--- INFORMATION PROVIDED ---

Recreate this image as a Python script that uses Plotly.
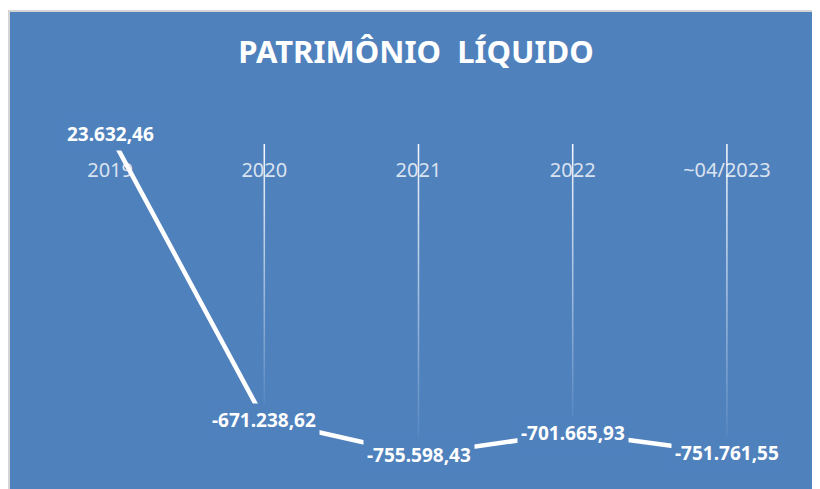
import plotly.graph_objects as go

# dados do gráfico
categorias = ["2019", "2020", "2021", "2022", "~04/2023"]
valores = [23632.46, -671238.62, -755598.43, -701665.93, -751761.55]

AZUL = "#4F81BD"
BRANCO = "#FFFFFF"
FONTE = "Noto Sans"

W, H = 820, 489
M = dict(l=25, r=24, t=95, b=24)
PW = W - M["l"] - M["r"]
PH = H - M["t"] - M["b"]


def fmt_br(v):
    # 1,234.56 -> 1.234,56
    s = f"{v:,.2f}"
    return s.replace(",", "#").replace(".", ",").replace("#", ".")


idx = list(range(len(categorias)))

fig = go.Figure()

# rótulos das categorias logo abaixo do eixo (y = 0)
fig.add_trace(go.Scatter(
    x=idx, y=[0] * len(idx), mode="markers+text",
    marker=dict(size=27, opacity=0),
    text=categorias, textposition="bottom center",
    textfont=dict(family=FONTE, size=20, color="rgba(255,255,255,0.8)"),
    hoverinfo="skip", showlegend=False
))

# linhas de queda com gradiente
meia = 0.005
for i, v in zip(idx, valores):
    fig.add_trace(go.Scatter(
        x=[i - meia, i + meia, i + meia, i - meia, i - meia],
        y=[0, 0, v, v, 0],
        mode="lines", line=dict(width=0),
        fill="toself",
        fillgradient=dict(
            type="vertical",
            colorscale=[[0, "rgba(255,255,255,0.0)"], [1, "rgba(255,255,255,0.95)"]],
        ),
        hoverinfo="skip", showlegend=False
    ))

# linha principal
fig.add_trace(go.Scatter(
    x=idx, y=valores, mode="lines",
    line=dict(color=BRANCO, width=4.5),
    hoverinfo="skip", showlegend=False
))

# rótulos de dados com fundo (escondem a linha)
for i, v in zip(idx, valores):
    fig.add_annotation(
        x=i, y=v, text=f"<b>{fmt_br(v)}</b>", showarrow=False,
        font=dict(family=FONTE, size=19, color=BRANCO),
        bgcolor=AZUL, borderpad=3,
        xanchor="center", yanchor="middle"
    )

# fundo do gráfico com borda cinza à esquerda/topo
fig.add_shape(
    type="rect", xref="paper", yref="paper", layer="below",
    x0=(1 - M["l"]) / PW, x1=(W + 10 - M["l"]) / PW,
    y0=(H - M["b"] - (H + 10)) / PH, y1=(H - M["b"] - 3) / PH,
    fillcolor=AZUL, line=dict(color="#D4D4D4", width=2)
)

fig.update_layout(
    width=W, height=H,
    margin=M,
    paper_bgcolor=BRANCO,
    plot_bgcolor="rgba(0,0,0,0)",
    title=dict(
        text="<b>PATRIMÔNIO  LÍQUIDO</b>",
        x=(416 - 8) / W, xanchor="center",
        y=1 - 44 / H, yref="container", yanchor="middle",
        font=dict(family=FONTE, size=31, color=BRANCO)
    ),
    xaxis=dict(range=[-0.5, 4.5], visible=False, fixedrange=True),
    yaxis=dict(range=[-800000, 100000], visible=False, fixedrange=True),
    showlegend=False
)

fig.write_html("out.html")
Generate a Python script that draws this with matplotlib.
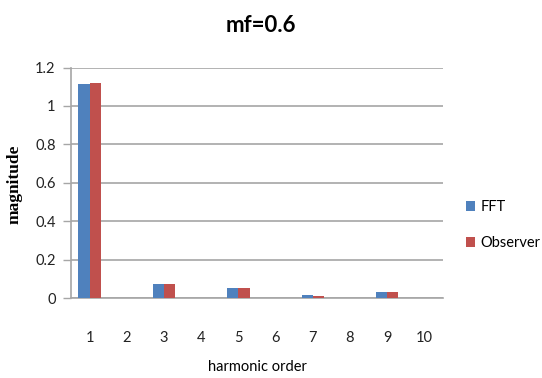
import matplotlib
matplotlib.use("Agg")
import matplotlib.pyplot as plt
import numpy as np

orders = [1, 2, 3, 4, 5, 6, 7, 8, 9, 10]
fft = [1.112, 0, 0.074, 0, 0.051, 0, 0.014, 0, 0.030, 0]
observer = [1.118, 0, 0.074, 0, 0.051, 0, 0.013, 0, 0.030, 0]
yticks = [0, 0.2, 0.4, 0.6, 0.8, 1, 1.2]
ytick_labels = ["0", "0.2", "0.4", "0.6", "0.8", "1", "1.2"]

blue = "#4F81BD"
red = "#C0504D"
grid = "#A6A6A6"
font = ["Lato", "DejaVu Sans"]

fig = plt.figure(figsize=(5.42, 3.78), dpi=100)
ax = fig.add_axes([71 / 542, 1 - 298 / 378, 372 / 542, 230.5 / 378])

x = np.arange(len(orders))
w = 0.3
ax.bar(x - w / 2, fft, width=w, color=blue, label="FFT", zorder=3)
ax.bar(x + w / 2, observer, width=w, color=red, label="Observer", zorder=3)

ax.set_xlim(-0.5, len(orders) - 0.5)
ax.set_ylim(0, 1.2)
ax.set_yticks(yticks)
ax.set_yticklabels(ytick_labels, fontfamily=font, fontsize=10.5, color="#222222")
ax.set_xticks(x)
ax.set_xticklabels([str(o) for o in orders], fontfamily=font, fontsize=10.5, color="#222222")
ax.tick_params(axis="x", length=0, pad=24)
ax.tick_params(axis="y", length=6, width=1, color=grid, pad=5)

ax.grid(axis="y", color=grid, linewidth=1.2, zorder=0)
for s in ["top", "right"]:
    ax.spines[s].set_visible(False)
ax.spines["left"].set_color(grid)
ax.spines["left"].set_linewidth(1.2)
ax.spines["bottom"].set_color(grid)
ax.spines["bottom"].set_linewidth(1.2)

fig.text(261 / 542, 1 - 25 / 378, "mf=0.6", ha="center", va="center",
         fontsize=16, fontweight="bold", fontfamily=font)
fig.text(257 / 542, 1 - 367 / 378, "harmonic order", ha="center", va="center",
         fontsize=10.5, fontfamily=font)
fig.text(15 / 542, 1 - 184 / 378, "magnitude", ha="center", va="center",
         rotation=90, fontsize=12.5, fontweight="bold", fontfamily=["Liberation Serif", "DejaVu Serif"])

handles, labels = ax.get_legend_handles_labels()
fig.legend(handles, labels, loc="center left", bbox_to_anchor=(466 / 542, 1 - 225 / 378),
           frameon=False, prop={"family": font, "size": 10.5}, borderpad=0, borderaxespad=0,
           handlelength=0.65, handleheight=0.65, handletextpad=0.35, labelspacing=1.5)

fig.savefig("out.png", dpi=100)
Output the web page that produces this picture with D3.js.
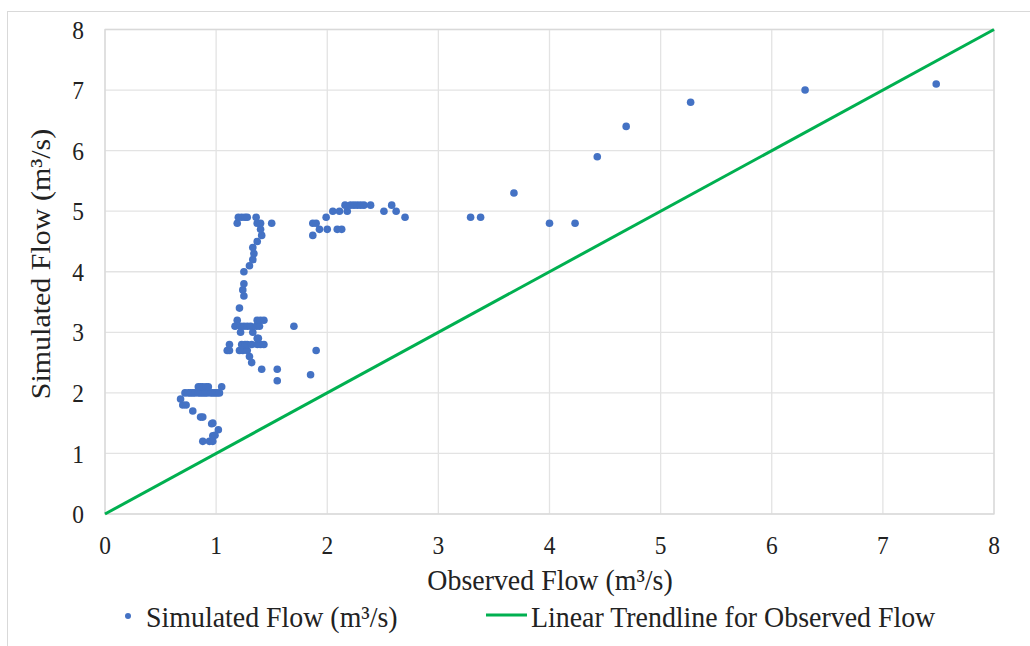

---

# THE TASK
Please extract exactly the lines of the data, from the first through the line containing "fig = go.Figure()", and add no pictures to the copy.

# THE ANSWER
Recreate this image as a Python script that uses Plotly.
import plotly.graph_objects as go

# dados do gráfico
categorias = ["2019", "2020", "2021", "2022", "~04/2023"]
valores = [23632.46, -671238.62, -755598.43, -701665.93, -751761.55]

AZUL = "#4F81BD"
BRANCO = "#FFFFFF"
FONTE = "Noto Sans"

W, H = 820, 489
M = dict(l=25, r=24, t=95, b=24)
PW = W - M["l"] - M["r"]
PH = H - M["t"] - M["b"]


def fmt_br(v):
    # 1,234.56 -> 1.234,56
    s = f"{v:,.2f}"
    return s.replace(",", "#").replace(".", ",").replace("#", ".")


idx = list(range(len(categorias)))

fig = go.Figure()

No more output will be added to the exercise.